Y aquí está la clave. Cuantos más Mickeys se sucedieran más deshumanizado deberíamos hallar al protagonista, más limitado a su rol de pieza inerte en el engranaje de explotación de la colonia. Pero a cambio Mickey es un personaje lleno de luz y amor. Tiene un apasionado romance con otra trabajadora de la colonia (Naomi Ackie), tiene tanta ingenuidad dentro como para no advertir cómo le está manipulando su amigo de toda la vida (Steven Yeun), y poco a poco va siendo consciente de lo revulsivo que ha sido el gesto de esos alienígenas. De cómo, al rechazar comerse a alguien solo porque podían, han impugnado de golpe todo ese sistema hediondo que tanto irrita a Bong.

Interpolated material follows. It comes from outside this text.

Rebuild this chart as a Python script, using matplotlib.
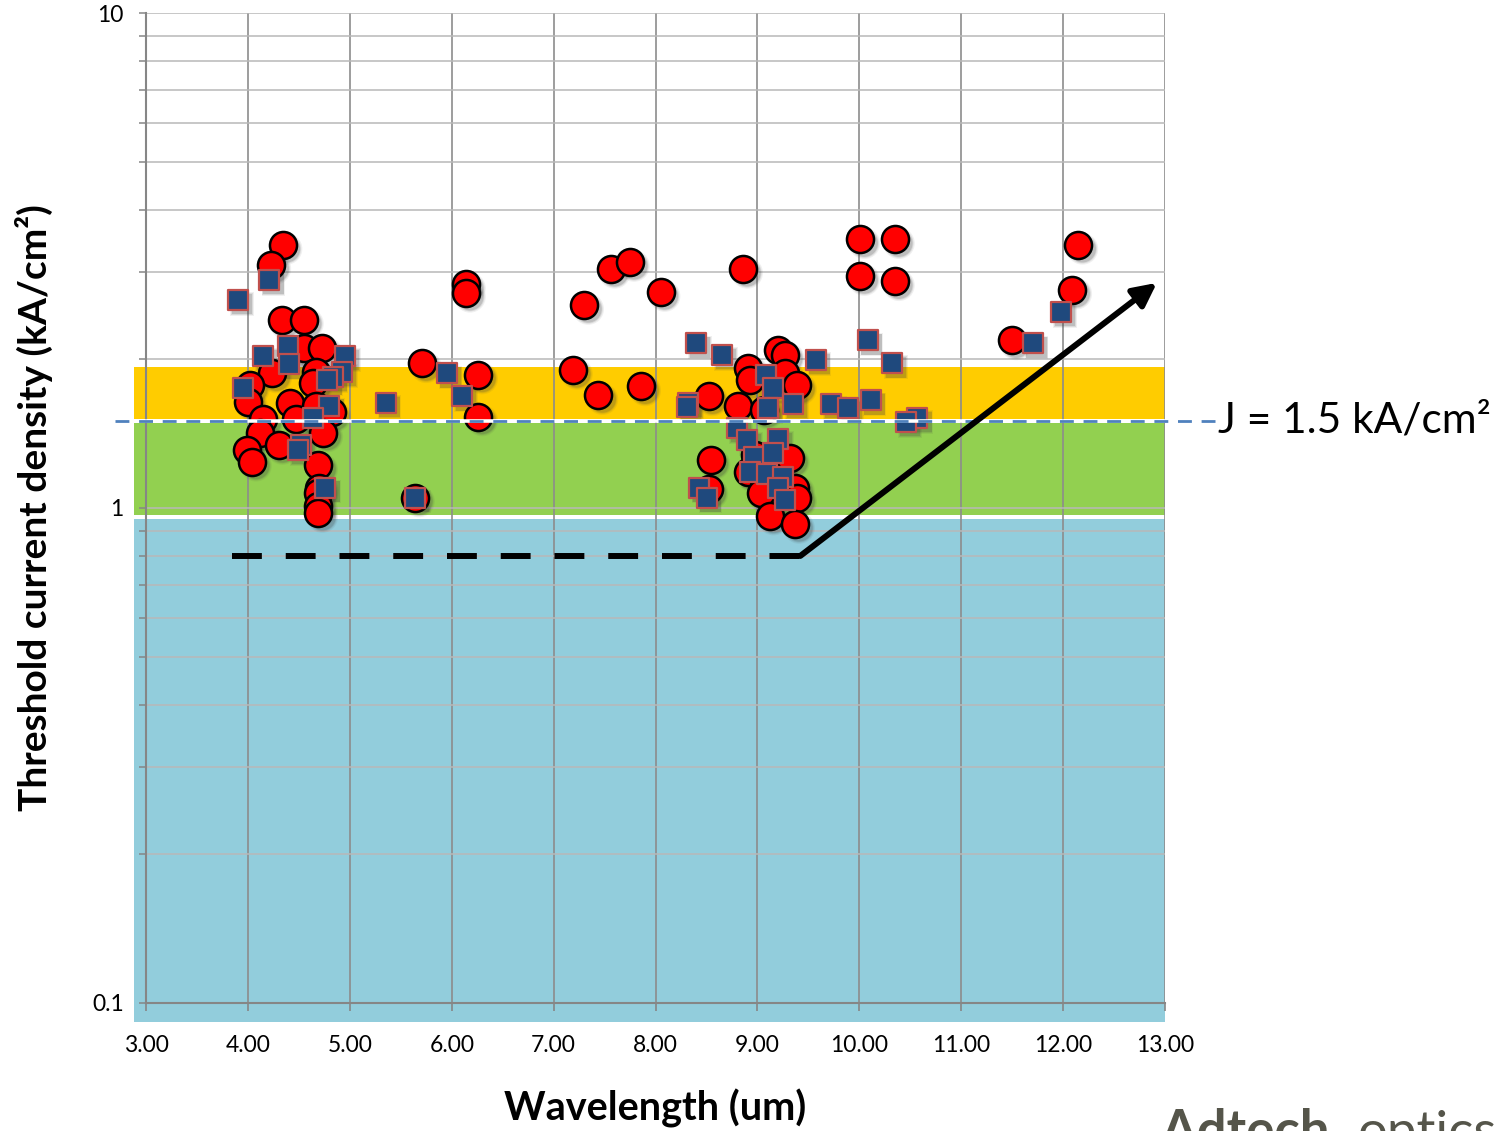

Mickey 17 es finalmente el viaje más visceral posible a la esencia del cine del coreano. Esta esencia reduce la moda eat the rich que alentó Parásitos a tramposos disfraces del capital y se revuelve contra el cine de tesis por considerarlo reduccionista, prefiriendo recrearse en personajes que están vivos y no dejan de tartamudear y tropezarse. El ímpetu humanista resplandece con todo en contra, y modula desde el atolondramiento militante una hermosa aclaración de cuáles son nuestros auténticos problemas. Los héroes de Mickey 17 son por tanto tramposos, hedonistas, egoístas y ante todo idiotas, pero no son poderosos. No tienen una auténtica voluntad de poder sobre los demás, y esa es para Bong la humanidad que, hoy más que nunca, debemos reclamar como nuestra.